* BEGIN *
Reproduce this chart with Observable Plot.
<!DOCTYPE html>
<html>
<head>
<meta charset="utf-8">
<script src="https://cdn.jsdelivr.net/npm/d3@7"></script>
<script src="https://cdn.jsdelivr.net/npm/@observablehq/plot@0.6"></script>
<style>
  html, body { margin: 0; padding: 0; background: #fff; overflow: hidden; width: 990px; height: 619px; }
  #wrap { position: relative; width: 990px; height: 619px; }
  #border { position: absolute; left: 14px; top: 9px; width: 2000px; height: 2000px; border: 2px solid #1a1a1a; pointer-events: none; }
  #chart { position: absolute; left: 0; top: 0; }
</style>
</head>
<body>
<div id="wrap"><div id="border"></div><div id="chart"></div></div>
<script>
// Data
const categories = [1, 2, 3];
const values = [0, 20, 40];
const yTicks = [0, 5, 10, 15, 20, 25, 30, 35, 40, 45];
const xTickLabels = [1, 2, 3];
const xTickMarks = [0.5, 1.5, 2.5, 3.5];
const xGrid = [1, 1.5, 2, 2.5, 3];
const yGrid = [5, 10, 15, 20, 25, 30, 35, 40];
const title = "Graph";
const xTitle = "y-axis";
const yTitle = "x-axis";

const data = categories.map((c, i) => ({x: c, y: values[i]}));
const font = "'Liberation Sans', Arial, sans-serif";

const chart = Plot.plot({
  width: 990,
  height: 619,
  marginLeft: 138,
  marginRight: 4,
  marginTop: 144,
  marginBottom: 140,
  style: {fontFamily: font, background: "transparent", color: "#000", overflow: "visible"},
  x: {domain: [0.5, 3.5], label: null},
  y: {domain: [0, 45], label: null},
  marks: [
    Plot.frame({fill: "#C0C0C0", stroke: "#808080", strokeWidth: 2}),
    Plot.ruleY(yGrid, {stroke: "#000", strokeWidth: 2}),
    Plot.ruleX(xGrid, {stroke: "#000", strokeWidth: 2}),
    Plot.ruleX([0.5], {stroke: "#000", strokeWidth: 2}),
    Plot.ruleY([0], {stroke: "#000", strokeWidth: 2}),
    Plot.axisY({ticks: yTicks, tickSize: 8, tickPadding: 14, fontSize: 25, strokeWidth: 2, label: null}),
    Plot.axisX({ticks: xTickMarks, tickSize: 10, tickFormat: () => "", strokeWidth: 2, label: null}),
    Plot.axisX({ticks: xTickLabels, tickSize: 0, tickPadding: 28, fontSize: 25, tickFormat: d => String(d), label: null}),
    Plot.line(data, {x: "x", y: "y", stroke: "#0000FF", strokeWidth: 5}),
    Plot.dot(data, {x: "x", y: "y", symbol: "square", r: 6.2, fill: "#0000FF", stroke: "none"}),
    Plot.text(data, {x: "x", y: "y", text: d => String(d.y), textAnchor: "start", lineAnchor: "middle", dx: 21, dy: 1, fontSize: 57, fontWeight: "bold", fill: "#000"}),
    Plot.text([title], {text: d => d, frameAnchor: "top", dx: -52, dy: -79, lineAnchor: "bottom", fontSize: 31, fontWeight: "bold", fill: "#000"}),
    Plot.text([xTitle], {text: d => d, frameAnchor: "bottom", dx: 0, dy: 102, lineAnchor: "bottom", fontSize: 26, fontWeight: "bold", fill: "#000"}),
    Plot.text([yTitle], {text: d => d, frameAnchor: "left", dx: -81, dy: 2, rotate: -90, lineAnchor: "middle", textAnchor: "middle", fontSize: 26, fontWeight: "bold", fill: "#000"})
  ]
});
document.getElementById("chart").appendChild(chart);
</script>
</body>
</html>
* END *
**THE TASK**
Repeat the material from above exactly, word for word.

**SOLUTION TO THIS EXERCISE**
Reproduce this chart with Observable Plot.
<!DOCTYPE html>
<html>
<head>
<meta charset="utf-8">
<script src="https://cdn.jsdelivr.net/npm/d3@7"></script>
<script src="https://cdn.jsdelivr.net/npm/@observablehq/plot@0.6"></script>
<style>
  html, body { margin: 0; padding: 0; background: #fff; overflow: hidden; width: 990px; height: 619px; }
  #wrap { position: relative; width: 990px; height: 619px; }
  #border { position: absolute; left: 14px; top: 9px; width: 2000px; height: 2000px; border: 2px solid #1a1a1a; pointer-events: none; }
  #chart { position: absolute; left: 0; top: 0; }
</style>
</head>
<body>
<div id="wrap"><div id="border"></div><div id="chart"></div></div>
<script>
// Data
const categories = [1, 2, 3];
const values = [0, 20, 40];
const yTicks = [0, 5, 10, 15, 20, 25, 30, 35, 40, 45];
const xTickLabels = [1, 2, 3];
const xTickMarks = [0.5, 1.5, 2.5, 3.5];
const xGrid = [1, 1.5, 2, 2.5, 3];
const yGrid = [5, 10, 15, 20, 25, 30, 35, 40];
const title = "Graph";
const xTitle = "y-axis";
const yTitle = "x-axis";

const data = categories.map((c, i) => ({x: c, y: values[i]}));
const font = "'Liberation Sans', Arial, sans-serif";

const chart = Plot.plot({
  width: 990,
  height: 619,
  marginLeft: 138,
  marginRight: 4,
  marginTop: 144,
  marginBottom: 140,
  style: {fontFamily: font, background: "transparent", color: "#000", overflow: "visible"},
  x: {domain: [0.5, 3.5], label: null},
  y: {domain: [0, 45], label: null},
  marks: [
    Plot.frame({fill: "#C0C0C0", stroke: "#808080", strokeWidth: 2}),
    Plot.ruleY(yGrid, {stroke: "#000", strokeWidth: 2}),
    Plot.ruleX(xGrid, {stroke: "#000", strokeWidth: 2}),
    Plot.ruleX([0.5], {stroke: "#000", strokeWidth: 2}),
    Plot.ruleY([0], {stroke: "#000", strokeWidth: 2}),
    Plot.axisY({ticks: yTicks, tickSize: 8, tickPadding: 14, fontSize: 25, strokeWidth: 2, label: null}),
    Plot.axisX({ticks: xTickMarks, tickSize: 10, tickFormat: () => "", strokeWidth: 2, label: null}),
    Plot.axisX({ticks: xTickLabels, tickSize: 0, tickPadding: 28, fontSize: 25, tickFormat: d => String(d), label: null}),
    Plot.line(data, {x: "x", y: "y", stroke: "#0000FF", strokeWidth: 5}),
    Plot.dot(data, {x: "x", y: "y", symbol: "square", r: 6.2, fill: "#0000FF", stroke: "none"}),
    Plot.text(data, {x: "x", y: "y", text: d => String(d.y), textAnchor: "start", lineAnchor: "middle", dx: 21, dy: 1, fontSize: 57, fontWeight: "bold", fill: "#000"}),
    Plot.text([title], {text: d => d, frameAnchor: "top", dx: -52, dy: -79, lineAnchor: "bottom", fontSize: 31, fontWeight: "bold", fill: "#000"}),
    Plot.text([xTitle], {text: d => d, frameAnchor: "bottom", dx: 0, dy: 102, lineAnchor: "bottom", fontSize: 26, fontWeight: "bold", fill: "#000"}),
    Plot.text([yTitle], {text: d => d, frameAnchor: "left", dx: -81, dy: 2, rotate: -90, lineAnchor: "middle", textAnchor: "middle", fontSize: 26, fontWeight: "bold", fill: "#000"})
  ]
});
document.getElementById("chart").appendChild(chart);
</script>
</body>
</html>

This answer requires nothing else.